TASK BRIEF:
Extract only the first line of the listing and every line after it up to and including the one with "-1.4, -1.6, -1.8]". Omit the pictures.

DATA SECTION:
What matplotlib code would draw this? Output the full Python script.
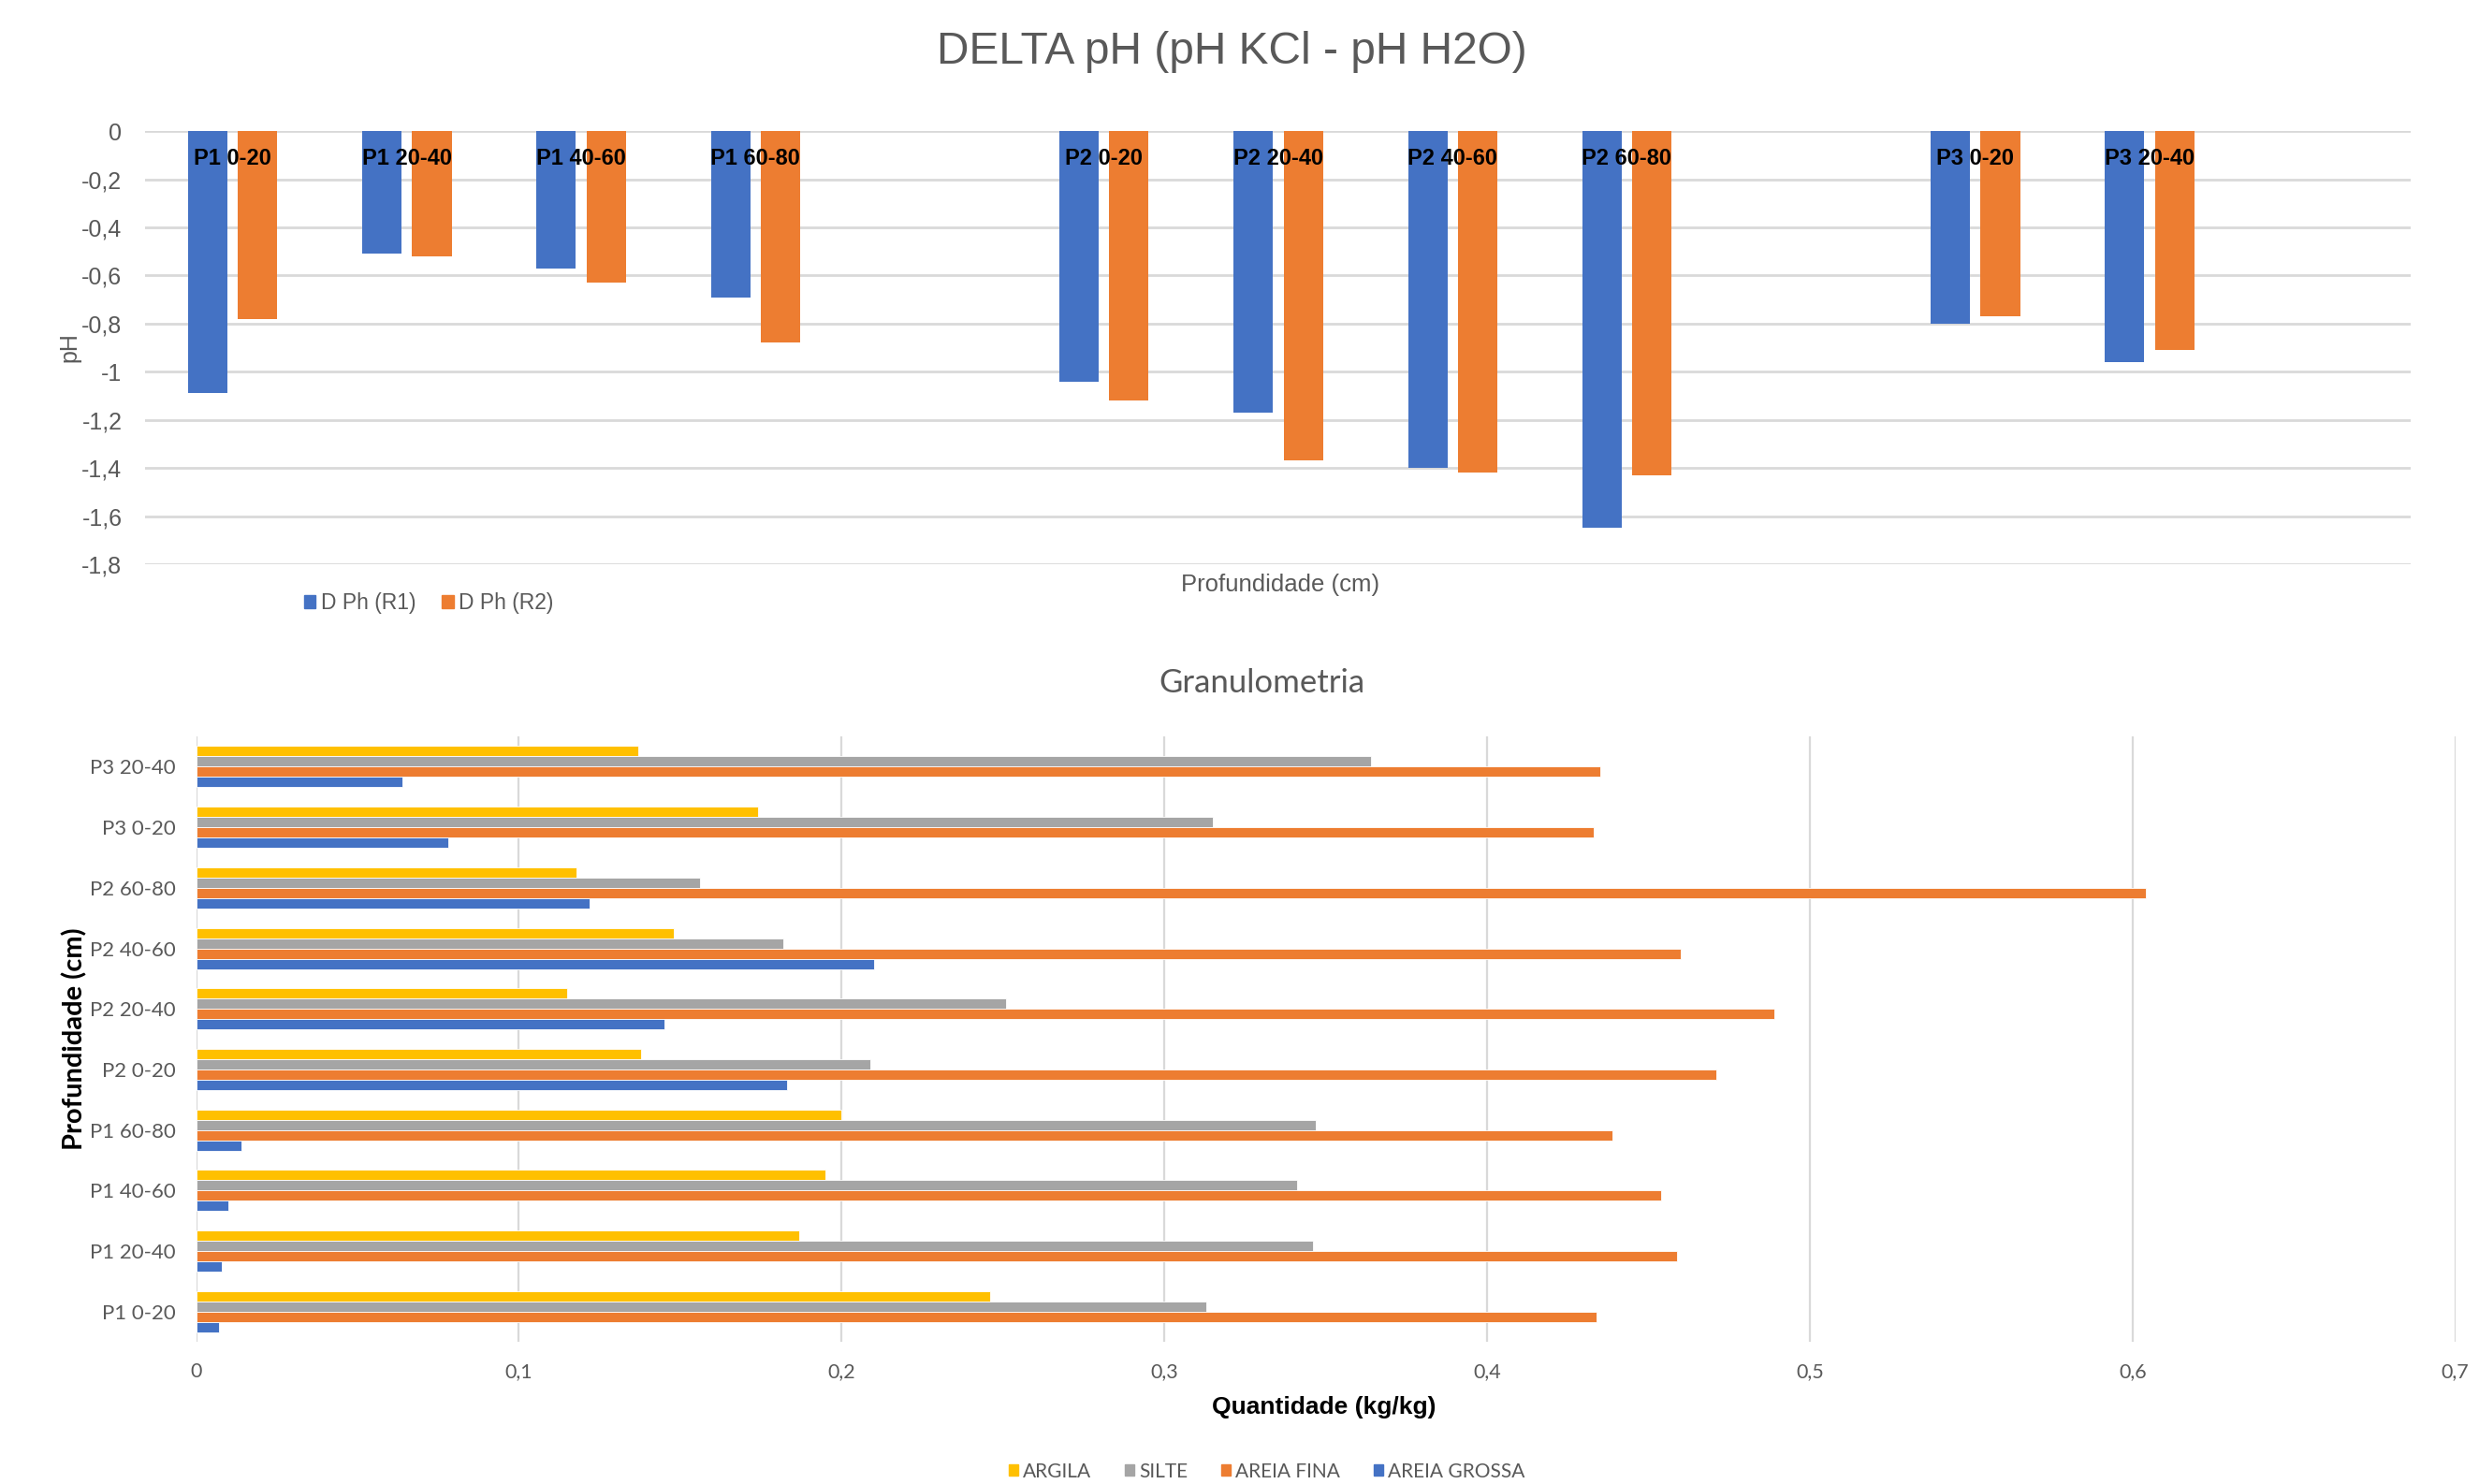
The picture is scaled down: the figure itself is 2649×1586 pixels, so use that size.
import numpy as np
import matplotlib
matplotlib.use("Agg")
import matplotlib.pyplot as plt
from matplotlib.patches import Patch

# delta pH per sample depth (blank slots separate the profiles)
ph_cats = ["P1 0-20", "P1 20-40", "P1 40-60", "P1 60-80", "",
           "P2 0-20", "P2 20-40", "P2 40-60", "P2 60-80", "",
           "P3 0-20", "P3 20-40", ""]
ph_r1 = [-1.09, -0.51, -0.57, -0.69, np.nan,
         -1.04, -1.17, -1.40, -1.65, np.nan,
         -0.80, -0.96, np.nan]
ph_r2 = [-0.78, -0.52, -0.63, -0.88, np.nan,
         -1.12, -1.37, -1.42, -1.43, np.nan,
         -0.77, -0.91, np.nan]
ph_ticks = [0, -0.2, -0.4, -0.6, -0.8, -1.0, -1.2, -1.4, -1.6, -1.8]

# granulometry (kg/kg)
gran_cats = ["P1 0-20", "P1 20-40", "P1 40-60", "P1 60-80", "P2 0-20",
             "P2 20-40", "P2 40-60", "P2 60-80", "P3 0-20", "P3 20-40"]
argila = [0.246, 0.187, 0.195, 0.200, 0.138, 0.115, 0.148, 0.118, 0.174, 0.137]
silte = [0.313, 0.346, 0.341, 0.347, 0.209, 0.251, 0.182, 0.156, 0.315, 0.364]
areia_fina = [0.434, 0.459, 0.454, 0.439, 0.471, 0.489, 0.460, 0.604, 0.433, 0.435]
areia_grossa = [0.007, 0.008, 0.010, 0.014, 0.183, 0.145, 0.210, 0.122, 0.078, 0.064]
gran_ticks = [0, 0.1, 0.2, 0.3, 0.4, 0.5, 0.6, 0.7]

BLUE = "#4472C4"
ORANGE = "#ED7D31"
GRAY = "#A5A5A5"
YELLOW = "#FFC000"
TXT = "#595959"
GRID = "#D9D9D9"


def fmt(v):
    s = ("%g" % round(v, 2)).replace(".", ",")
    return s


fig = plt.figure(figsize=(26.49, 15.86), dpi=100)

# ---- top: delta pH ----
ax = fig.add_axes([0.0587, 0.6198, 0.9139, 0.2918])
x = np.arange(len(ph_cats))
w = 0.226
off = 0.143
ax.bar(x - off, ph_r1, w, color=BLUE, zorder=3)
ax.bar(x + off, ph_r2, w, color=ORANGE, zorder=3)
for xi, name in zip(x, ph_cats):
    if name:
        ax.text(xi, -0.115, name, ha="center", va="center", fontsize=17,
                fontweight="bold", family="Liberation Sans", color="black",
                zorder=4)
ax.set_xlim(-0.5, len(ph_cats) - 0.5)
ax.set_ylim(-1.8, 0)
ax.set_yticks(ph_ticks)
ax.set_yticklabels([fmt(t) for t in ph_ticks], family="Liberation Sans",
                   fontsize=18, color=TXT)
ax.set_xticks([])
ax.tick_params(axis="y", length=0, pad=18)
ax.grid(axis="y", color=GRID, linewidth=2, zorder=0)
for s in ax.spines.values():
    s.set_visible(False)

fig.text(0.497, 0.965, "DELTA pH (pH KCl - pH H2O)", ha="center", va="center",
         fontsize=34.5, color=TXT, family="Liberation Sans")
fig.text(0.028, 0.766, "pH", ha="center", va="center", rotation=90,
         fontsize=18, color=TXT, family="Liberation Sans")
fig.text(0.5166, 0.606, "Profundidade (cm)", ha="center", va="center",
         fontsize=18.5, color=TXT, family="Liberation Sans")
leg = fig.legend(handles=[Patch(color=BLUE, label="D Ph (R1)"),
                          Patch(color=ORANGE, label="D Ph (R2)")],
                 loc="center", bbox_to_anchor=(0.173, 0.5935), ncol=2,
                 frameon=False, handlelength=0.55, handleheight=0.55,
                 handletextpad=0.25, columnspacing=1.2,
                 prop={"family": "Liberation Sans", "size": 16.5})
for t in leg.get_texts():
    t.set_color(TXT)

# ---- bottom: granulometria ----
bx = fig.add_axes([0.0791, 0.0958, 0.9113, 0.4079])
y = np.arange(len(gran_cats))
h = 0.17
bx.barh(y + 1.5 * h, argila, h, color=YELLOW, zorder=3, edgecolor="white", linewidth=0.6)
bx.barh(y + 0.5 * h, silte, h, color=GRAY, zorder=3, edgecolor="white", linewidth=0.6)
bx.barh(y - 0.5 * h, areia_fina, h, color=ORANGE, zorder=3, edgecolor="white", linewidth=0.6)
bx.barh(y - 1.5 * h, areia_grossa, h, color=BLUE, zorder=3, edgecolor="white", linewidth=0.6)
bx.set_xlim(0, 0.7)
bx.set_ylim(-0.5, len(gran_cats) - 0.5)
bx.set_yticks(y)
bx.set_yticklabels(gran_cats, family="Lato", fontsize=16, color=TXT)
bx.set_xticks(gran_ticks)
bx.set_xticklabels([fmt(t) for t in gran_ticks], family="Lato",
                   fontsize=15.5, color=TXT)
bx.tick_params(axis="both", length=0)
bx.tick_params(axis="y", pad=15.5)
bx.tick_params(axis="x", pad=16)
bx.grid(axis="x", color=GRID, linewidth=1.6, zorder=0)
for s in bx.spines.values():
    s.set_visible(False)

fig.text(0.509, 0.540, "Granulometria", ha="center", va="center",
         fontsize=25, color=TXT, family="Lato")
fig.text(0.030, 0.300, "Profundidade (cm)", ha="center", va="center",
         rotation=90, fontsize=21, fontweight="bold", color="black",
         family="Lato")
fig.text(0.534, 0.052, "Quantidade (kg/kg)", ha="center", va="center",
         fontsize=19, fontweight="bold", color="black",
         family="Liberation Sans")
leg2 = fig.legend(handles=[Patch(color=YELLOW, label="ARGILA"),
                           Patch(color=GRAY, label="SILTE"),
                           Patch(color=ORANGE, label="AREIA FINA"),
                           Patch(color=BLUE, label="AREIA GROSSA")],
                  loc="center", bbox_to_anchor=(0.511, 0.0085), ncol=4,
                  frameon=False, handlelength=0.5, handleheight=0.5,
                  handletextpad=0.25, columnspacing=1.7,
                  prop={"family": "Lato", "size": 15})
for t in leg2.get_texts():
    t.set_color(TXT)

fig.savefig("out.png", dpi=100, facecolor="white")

WRITTEN ANSWER:
What matplotlib code would draw this? Output the full Python script.
The picture is scaled down: the figure itself is 2649×1586 pixels, so use that size.
import numpy as np
import matplotlib
matplotlib.use("Agg")
import matplotlib.pyplot as plt
from matplotlib.patches import Patch

# delta pH per sample depth (blank slots separate the profiles)
ph_cats = ["P1 0-20", "P1 20-40", "P1 40-60", "P1 60-80", "",
           "P2 0-20", "P2 20-40", "P2 40-60", "P2 60-80", "",
           "P3 0-20", "P3 20-40", ""]
ph_r1 = [-1.09, -0.51, -0.57, -0.69, np.nan,
         -1.04, -1.17, -1.40, -1.65, np.nan,
         -0.80, -0.96, np.nan]
ph_r2 = [-0.78, -0.52, -0.63, -0.88, np.nan,
         -1.12, -1.37, -1.42, -1.43, np.nan,
         -0.77, -0.91, np.nan]
ph_ticks = [0, -0.2, -0.4, -0.6, -0.8, -1.0, -1.2, -1.4, -1.6, -1.8]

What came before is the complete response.